** begin **

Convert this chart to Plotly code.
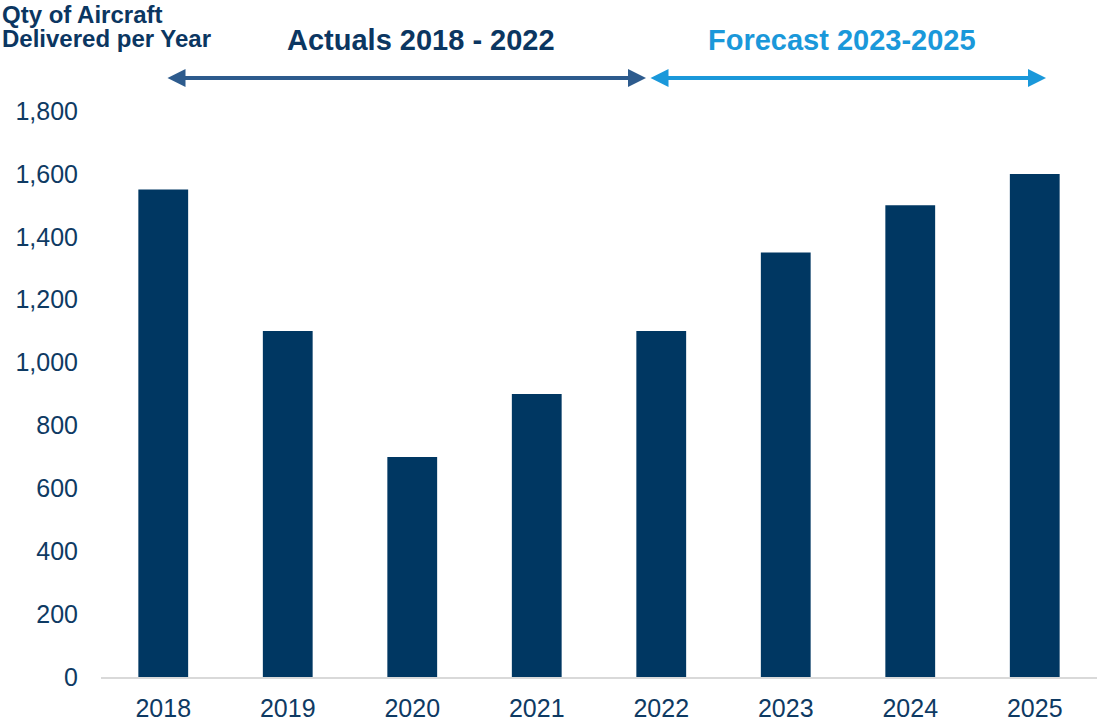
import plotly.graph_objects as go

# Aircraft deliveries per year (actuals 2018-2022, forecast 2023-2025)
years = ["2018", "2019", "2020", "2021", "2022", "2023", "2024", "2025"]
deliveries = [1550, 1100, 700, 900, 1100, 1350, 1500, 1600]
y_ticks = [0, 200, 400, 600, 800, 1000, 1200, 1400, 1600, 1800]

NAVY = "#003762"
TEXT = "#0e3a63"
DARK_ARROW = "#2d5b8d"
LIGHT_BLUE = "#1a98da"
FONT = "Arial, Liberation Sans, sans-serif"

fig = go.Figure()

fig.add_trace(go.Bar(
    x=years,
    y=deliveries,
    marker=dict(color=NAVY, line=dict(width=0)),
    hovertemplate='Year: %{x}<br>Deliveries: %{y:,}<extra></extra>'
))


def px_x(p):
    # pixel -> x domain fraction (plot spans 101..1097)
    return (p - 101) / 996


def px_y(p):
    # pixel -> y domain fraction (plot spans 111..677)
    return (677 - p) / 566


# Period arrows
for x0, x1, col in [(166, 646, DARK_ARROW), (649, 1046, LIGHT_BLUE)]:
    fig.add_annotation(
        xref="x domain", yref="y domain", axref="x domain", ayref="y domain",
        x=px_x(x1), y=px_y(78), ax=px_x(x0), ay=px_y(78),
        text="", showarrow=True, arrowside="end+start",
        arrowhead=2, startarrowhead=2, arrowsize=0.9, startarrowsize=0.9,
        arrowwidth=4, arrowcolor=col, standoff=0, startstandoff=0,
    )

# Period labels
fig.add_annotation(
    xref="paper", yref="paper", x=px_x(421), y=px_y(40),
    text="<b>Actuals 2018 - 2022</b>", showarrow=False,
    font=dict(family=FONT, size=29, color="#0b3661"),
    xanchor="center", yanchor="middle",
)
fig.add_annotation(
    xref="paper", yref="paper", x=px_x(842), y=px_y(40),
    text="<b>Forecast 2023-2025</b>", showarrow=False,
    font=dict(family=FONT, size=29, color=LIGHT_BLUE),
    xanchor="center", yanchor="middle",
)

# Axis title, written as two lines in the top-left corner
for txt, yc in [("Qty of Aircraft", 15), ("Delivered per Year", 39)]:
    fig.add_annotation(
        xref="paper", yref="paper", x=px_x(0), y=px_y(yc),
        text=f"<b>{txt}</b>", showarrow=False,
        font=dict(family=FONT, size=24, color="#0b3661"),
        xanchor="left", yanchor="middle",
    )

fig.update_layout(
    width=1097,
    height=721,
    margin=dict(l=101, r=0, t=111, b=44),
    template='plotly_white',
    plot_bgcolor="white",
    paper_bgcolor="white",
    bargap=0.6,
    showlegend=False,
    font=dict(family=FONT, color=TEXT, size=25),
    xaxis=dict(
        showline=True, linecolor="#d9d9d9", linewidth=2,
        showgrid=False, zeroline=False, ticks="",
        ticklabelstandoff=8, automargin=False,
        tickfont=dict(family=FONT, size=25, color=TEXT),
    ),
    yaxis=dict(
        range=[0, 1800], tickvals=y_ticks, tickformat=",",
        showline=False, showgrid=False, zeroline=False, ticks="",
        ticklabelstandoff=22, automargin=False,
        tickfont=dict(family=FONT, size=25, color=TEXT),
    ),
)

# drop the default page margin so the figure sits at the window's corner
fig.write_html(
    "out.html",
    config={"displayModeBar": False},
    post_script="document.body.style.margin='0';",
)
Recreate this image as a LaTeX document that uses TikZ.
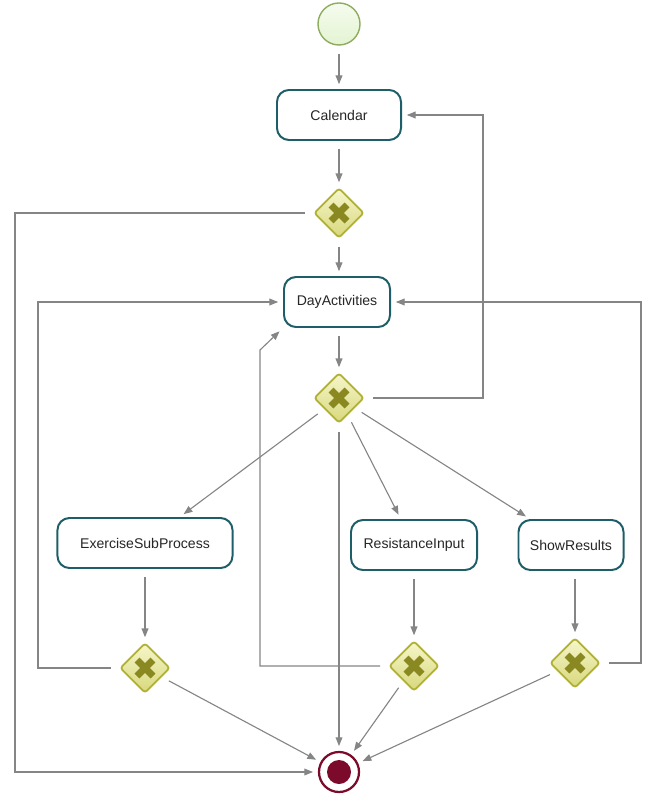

** end **

WHAT YOU SHOULD DO:
Return each line where "this" shows up.

WRITTEN SOLUTION:
Convert this chart to Plotly code.
Recreate this image as a LaTeX document that uses TikZ.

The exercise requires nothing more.